The arts have given the world many wonderful Christmas presents over the years. Handel's "Messiah," Gian-Carlo Menotti's "Amahl and the Night Visitors" and Tchaikovsky's ballet score to "The Nutcracker" are but three examples.
And from the literary realm is Charles Dickens' popular tale of human redemption, "A Christmas Carol."
The Annapolis Dinner Theatre's initial presentation of this seasonal classic was an energetic, attractive affair highlighted by Chuck Richards' menacing representation of Scrooge and actor David Reynolds, who stole the show not once, but twice as Jacob Marley and the Ghost of Christmas Present.
Some actors play Scrooge as a cranky fussbudget while others, like George C. Scott in his televised version, imbue Ebeneezer with a haughty chill that slowly numbs the optimism of those around him. But this Scrooge was, pure and simple, mean. Resembling a dyspeptic Ben Franklin, Richards snarled and snapped his way through the role with an energetic flair that made his final conversion all the more wonderful.
Reynold's Jacob Marley featured deft timing, fearsome howling and an expressive singing voice. His "Ghost of Christmas Present" was perhaps the most nuanced character of the entire production and dealt authoritatively with Scrooge as only a life-changing specter knows how.

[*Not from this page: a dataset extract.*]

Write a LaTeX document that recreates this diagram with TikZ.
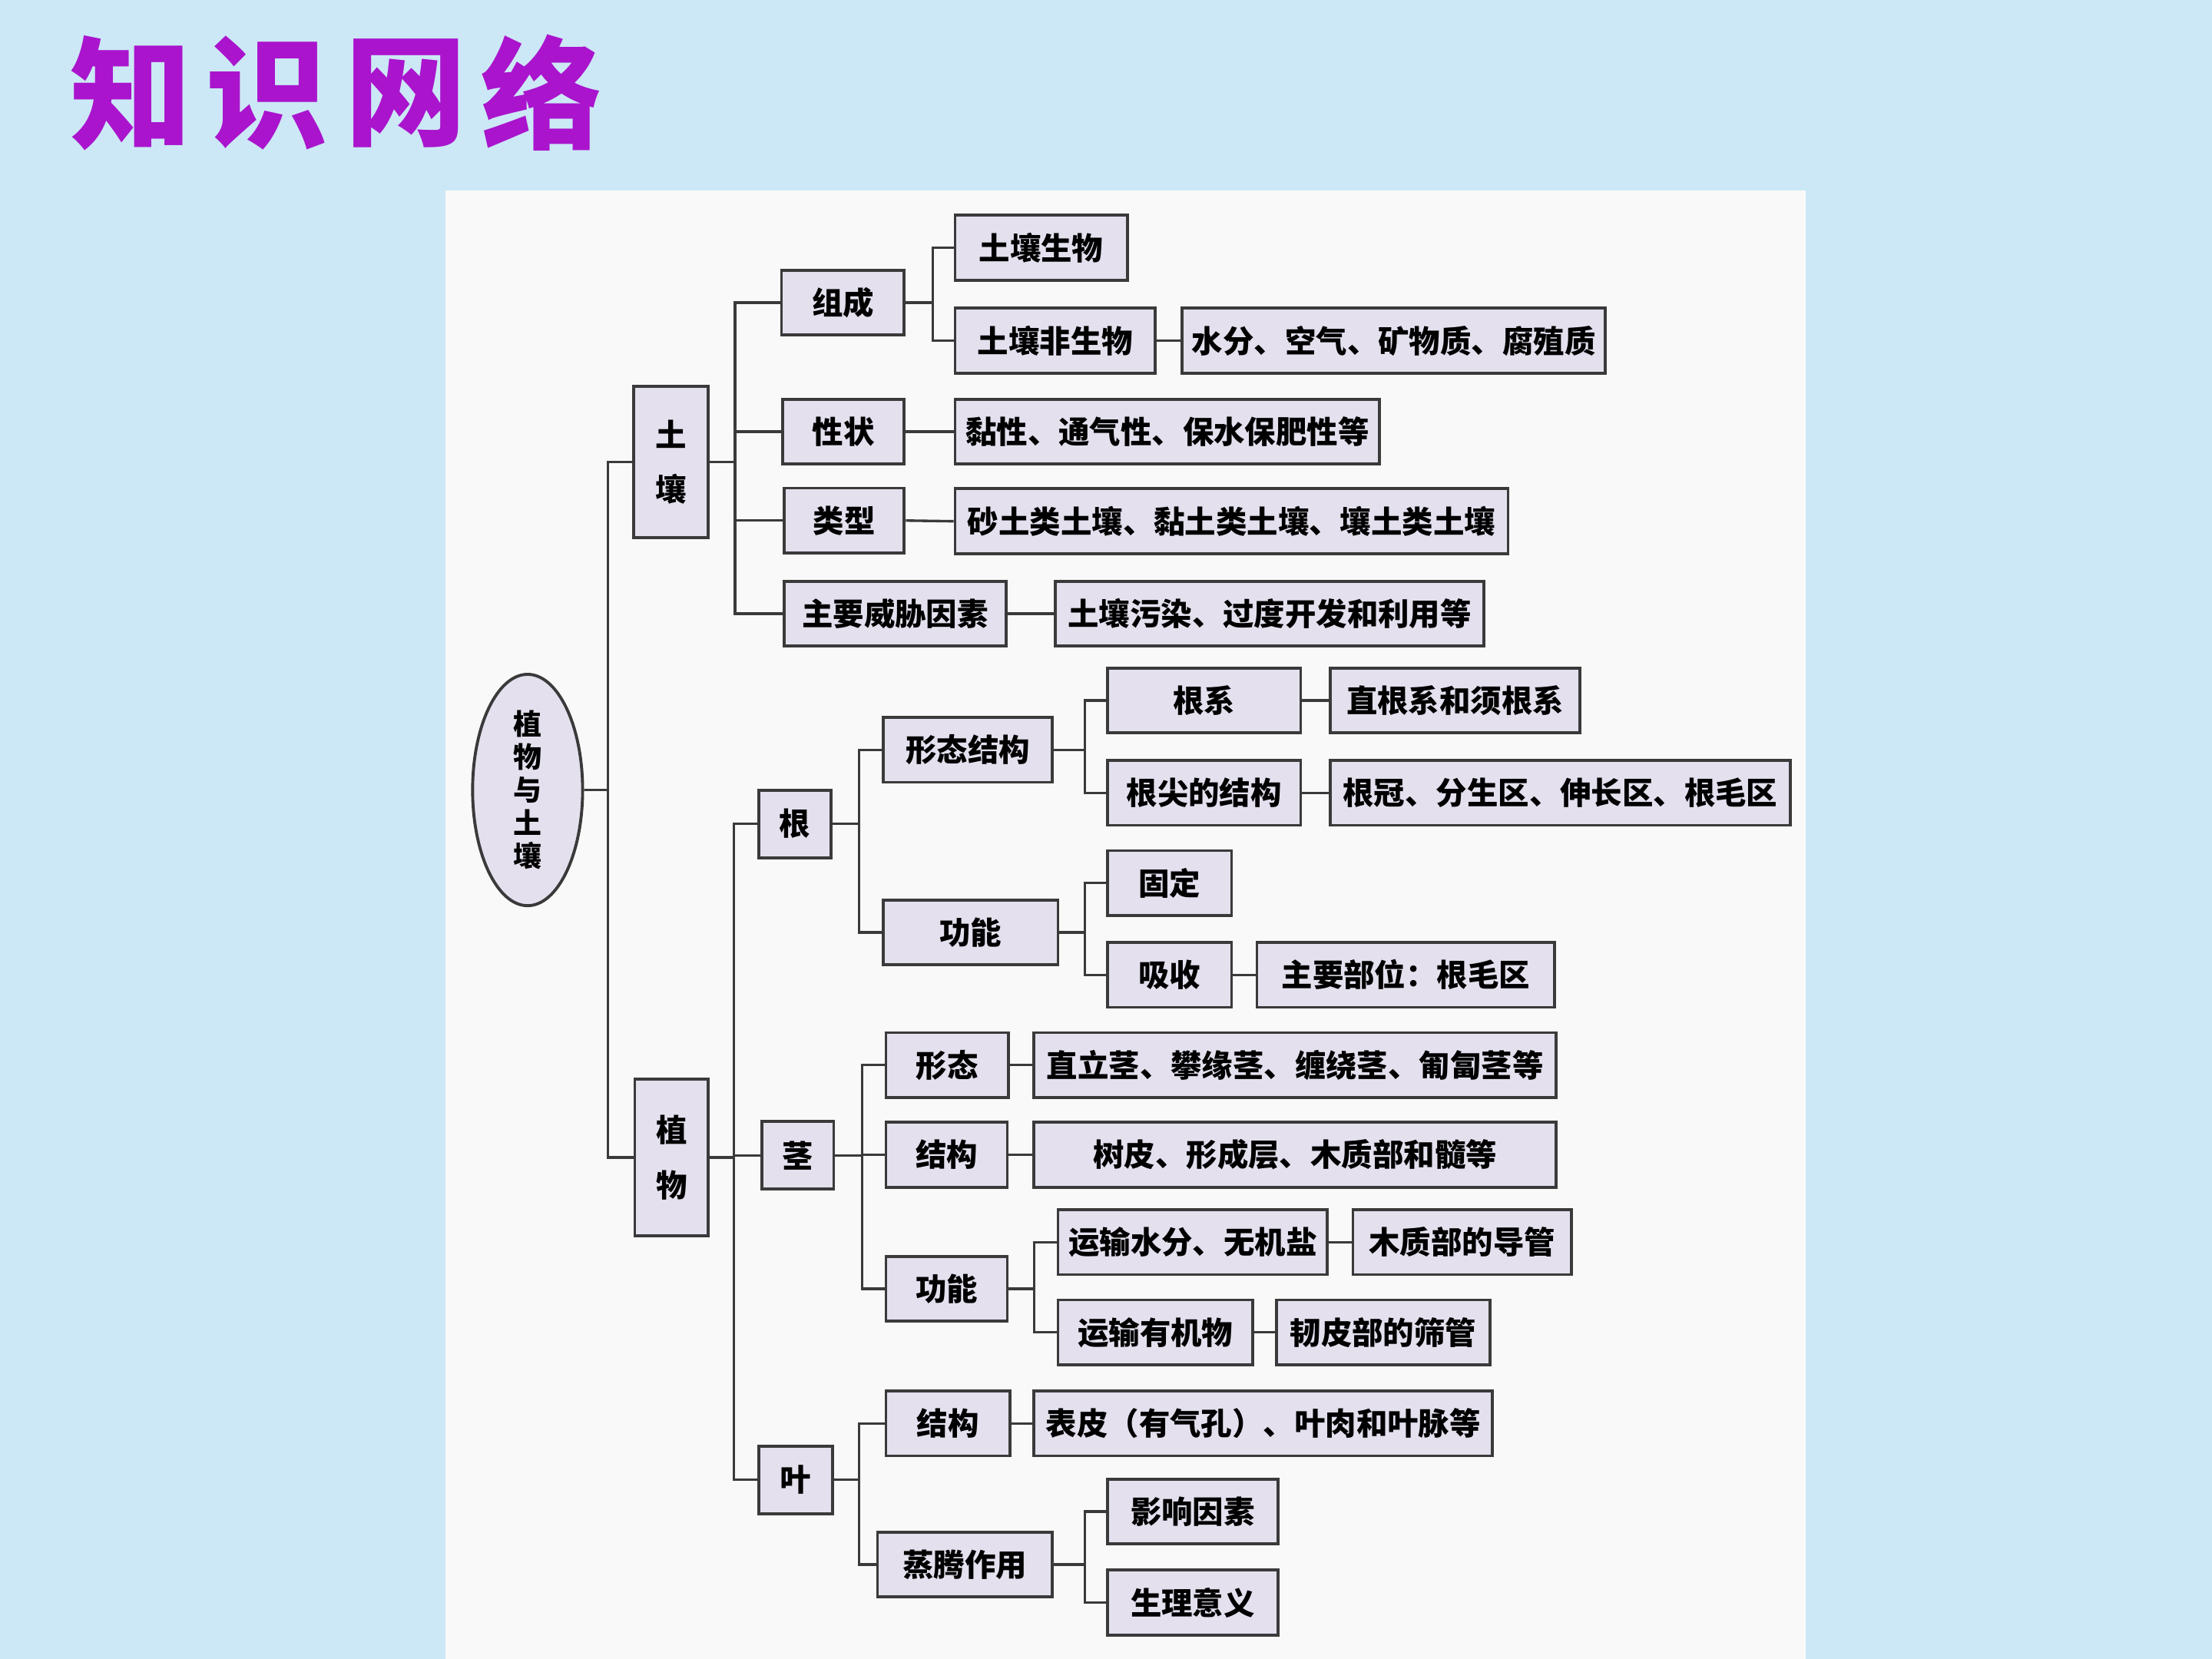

As has been the case with all other Annapolis Dinner Theater productions I've seen, the ensemble players were of excellent quality. From Fezziwig and his Mrs., to Mark Baldwin's pure-voiced Tiny Tim to Michael Linthicum's sincerely drawn Bob Cratchit, this was a high-quality cast.
And what a fine sounding chorus they made!
Among the leading players, only the Ghost of Christmas Past was a disappointment. She looked wonderful, but imparted none of the poignancy that makes this role such a moving one. It is this apparition, of course, that summons forth the first glimmerings of humanity in Scrooge and there must be evidence of genuine interaction with the old reprobate. There was none to be found. Key jogs to the old man's memory were delivered matter-of-factly, with no sense of irony. Better she should have cast as the "Ghost of Christmas Yet To Come" who doesn't have much to say.
I was also less than thrilled with the play's undistinguished vocal score, which does nothing to enhance Dicken's characterizations or his wit.
"Speak To Me," a song added to this production for Scrooge's old flame Belle, sounded quite out of place; a soft-rock ballad that would never pass for Victorian Top 40. The Partonesque quiver in the young woman's voice didn't exactly conjure up 19th-century London, either.
The show was nicely staged. Movement was invariably crisp and effective and the cast looked terrific in its bonnets and knickers. One of the lead narrators looked as if he'd been deposited back in time from a Jersey City loading dock, but otherwise the costuming went a long way toward restoring the atmosphere the music took away.
This altogether pleasant production co-exists quite nicely with the Colonial Players' annual Dickens-fest. I suspect that this Annapolis Dinner Theatre production will deservedly maintain a following of its own in years to come.